Des services secrets, nous ne savons que les échecs et rarement les succès. Si l'échec provoque l'anathème, l'ingratitude est fille de la victoire. Quand à la gloire, il faut l'oublier, elle est pour les autres...

jeudi 22 septembre 2016

L'affaire des policiers belges "passeurs" de migrants tourne à l'incident diplomatique


Bernard Cazeneuve demande des explications. L'affaire des deux policiers belges interpellés mardi 20 septembre à la frontière franco-belge en train de déposer 13 migrants au bord d'une route de campagne sur le territoire français tourne à l'incident diplomatique.

Le ministre de l'Intérieur français Bernard Cazeneuve a en effet convoqué mercredi 21 l'ambassadeur de Belgique pour "lui demander des explications". Mais cette information n'a été rendue publique que le lendemain et le ministère de l'Intérieur n'a pas détaillé le contenu de leur entretien. Le "premier flic de France" à notamment "fait part de son mécontentement à son homologue belge dès hier matin" et "le message est passé", a toutefois précisé le ministère.

"Il est à craindre qu'il y ait de grands trous juridiques"

Les deux policiers belges avaient été interpellés par la police française mardi soir à Nieppe dans le Nord, ville frontalière, au volant d'un de leurs fourgons dans lequel se trouvaient treize migrants, dont trois mineurs, de nationalité afghane et irakienne, qu'ils venaient de déposer en rase campagne.

Ils ont été remis en liberté dans la nuit de mardi à mercredi, a indiqué la préfecture du Nord, après avoir été "entendus librement comme témoins au commissariat d'Armentières, où ils sont restés quelques heures car il fallait aussi traiter d'autres affaires". Selon cette même source, ils n'ont pas été menottés. Le président du SLFP Police, un syndicat policier belge, Vincent Gilles, avait affirmé le contraire à la RTBF, s'indignant du sort fait à ses collègues, "malgré l'identification" qui avait été faite.
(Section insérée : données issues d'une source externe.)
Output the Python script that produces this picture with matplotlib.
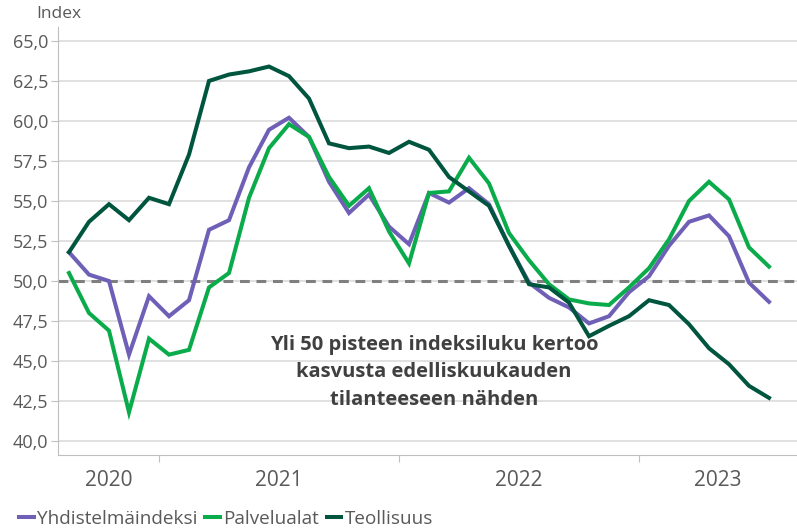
import numpy as np
import matplotlib
matplotlib.use('Agg')
import matplotlib.pyplot as plt
from matplotlib.ticker import FuncFormatter, FixedLocator

# Kuukausittaiset indeksit 8/2020 - 7/2023
yhdistelma = [51.8, 50.4, 50.0, 45.4, 49.05, 47.8, 48.8, 53.2, 53.8, 57.1, 59.45, 60.2,
              59.0, 56.2, 54.25, 55.4, 53.4, 52.3, 55.5, 54.9, 55.8, 54.8, 52.2, 49.9,
              48.95, 48.35, 47.35, 47.8, 49.3, 50.3, 52.2, 53.7, 54.1, 52.8, 49.9, 48.7]
palvelut = [50.5, 48.0, 46.9, 41.8, 46.4, 45.4, 45.7, 49.6, 50.5, 55.2, 58.3, 59.8,
            59.0, 56.5, 54.7, 55.8, 53.1, 51.1, 55.5, 55.6, 57.7, 56.1, 53.0, 51.3,
            49.8, 48.85, 48.6, 48.5, 49.6, 50.8, 52.6, 55.0, 56.2, 55.1, 52.1, 50.9]
teollisuus = [51.8, 53.7, 54.8, 53.8, 55.2, 54.8, 57.9, 62.5, 62.9, 63.1, 63.4, 62.8,
              61.4, 58.6, 58.3, 58.4, 58.0, 58.7, 58.2, 56.5, 55.6, 54.7, 52.2, 49.8,
              49.6, 48.65, 46.55, 47.2, 47.8, 48.8, 48.5, 47.3, 45.8, 44.8, 43.45, 42.7]
vuodet = ['2020', '2021', '2022', '2023']
kk_per_vuosi = [5, 12, 12, 7]

sarjat = [
    ('Yhdistelmäindeksi', yhdistelma, '#6f5fb6'),
    ('Palvelualat', palvelut, '#0aab4a'),
    ('Teollisuus', teollisuus, '#00553f'),
]

plt.rcParams['font.family'] = ['Open Sans', 'DejaVu Sans']

fig = plt.figure(figsize=(7.97, 5.29), dpi=100)
ax = fig.add_axes([58 / 797, 74 / 529, 1 - 58 / 797, (455 - 27) / 529])

x = np.arange(len(yhdistelma))
for nimi, arvot, vari in sarjat:
    ax.plot(x, arvot, color=vari, linewidth=2.9, label=nimi, zorder=3,
            solid_joinstyle='miter')

# 50-raja
ax.axhline(50, color='#7f7f7f', linewidth=2.2, linestyle=(0, (3.2, 2.2)), zorder=2)

ax.set_ylim(39.13, 65.87)
ax.set_xlim(-0.55, 36.4)
ax.set_yticks(np.arange(40, 65.1, 2.5))
ax.yaxis.set_major_formatter(FuncFormatter(lambda v, p: f'{v:.1f}'.replace('.', ',')))
ax.grid(axis='y', color='#d9d9d9', linewidth=1.1, zorder=1)
ax.tick_params(axis='y', length=5, color='#bfbfbf', labelsize=13, labelcolor='#595959', pad=2)

# vuosiryhmät
rajat = np.cumsum(kk_per_vuosi)[:-1] - 0.5
ax.xaxis.set_major_locator(FixedLocator(rajat))
ax.xaxis.set_major_formatter(FuncFormatter(lambda v, p: ''))
keskit = [(-0.55 + rajat[0]) / 2, (rajat[0] + rajat[1]) / 2, (rajat[1] + rajat[2]) / 2,
          (rajat[2] + 36.4) / 2]
ax.xaxis.set_minor_locator(FixedLocator(keskit))
ax.set_xticklabels(vuodet, minor=True)
ax.tick_params(axis='x', which='major', length=5, color='#bfbfbf')
ax.tick_params(axis='x', which='minor', length=0, labelsize=15, labelcolor='#595959', pad=11)

for s in ['top', 'right']:
    ax.spines[s].set_visible(False)
ax.spines['left'].set_color('#bfbfbf')
ax.spines['bottom'].set_color('#bfbfbf')

fig.text(36 / 797, 1 - 14 / 529, 'Index', fontsize=12.5, color='#595959', va='center')

ax.text(18.25, 44.3, 'Yli 50 pisteen indeksiluku kertoo\nkasvusta edelliskuukauden\ntilanteeseen nähden',
        ha='center', va='center', fontsize=14.5, fontweight='bold', color='#404040',
        linespacing=1.5, zorder=4)

leg = fig.legend(loc='lower left', bbox_to_anchor=(0.003, -0.03), ncol=3, frameon=False,
                 fontsize=13.6, handlelength=0.75, handletextpad=0.2, columnspacing=0.4,
                 labelcolor='#595959')

fig.savefig('out.png', dpi=100)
"Ou bien les collègues français ont voulu s'amuser - il n'y a qu'eux qui ont ri dans cette histoire, en plus ils couvrent toute la police française de ridicule -, ou bien dans le cadre du protocole d'accord entre Bernard Cazeneuve, le ministre de l'Intérieur français et Jan Jambon, le ministre de l'Intérieur belge, il est à craindre qu'il y ait de grands trous juridiques", s'était irrité Vincent Gilles, toujours à la RTBF.

Une initiative "pas conforme aux pratiques habituelles"

De source policière française, on précise que les migrants ont été découverts par la police belge d'Ypres en Flandres occidentale, après être sortis d'un camion parti de France, qui, pensaient-ils, allait les conduire vers Calais, d'où ils envisageaient de rejoindre l'Angleterre.

Les policiers belges les auraient alors reconduits en France, "mais sans respecter la procédure de réadmission, où on doit informer les autorités", a souligné cette source policière auprès de l'AFP. Elle a cependant assuré qu'à sa connaissance, ce type d'initiative était "une première" et que "polices belge et française s'entendent bien". Cette décision belge n'est "pas conforme aux pratiques habituelles de travail entre la France et la Belgique", a corroboré la préfecture du Nord.

Trois migrants placés, cinq libérés et cinq autres expulsés

Le commissaire d'Ypres, Georges Aeck, avait expliqué mercredi à la RTBF: "On a reconduit (les migrants) parce qu'on ne voulait pas les laisser ici, directement sur la route et les laisser à pieds aller à la frontière. Donc on les a reconduits (...) dans la direction où ils voulaient aller".

Et selon l'Obs, la pratique n'est pas nouvelle et se produit dans les deux sens. Selon le parquet de la ville de Tournai en Belgique: "c'est déjà arrivé dans l'autre sens, on a déjà interpellé des policiers français avec des migrants dans le Tournaisis, c'est arrivé au moins une fois", peut-on lire sur le site internet de l'hebdomadaire.

Les trois migrants mineurs ont été placés en foyer. Cinq autres ont fait l'objet d'une obligation de quitter le territoire français, et cinq ont été remis en liberté. Ils avaient été précédemment placés en rétention administrative, le temps d'examiner leur situation.

Cet incident intervient alors que le gouvernement prépare le démantèlement du campement de migrants de Calais, où s'entassent près de 7.000 migrants selon l'Intérieur (10.000 selon deux associations). Pour les loger, les pouvoirs publics auront besoin de 9.000 places supplémentaires dans des Centres d'accueil et d'orientation (CAO) pour porter leur total à 12.000 d'ici la fin de l'année.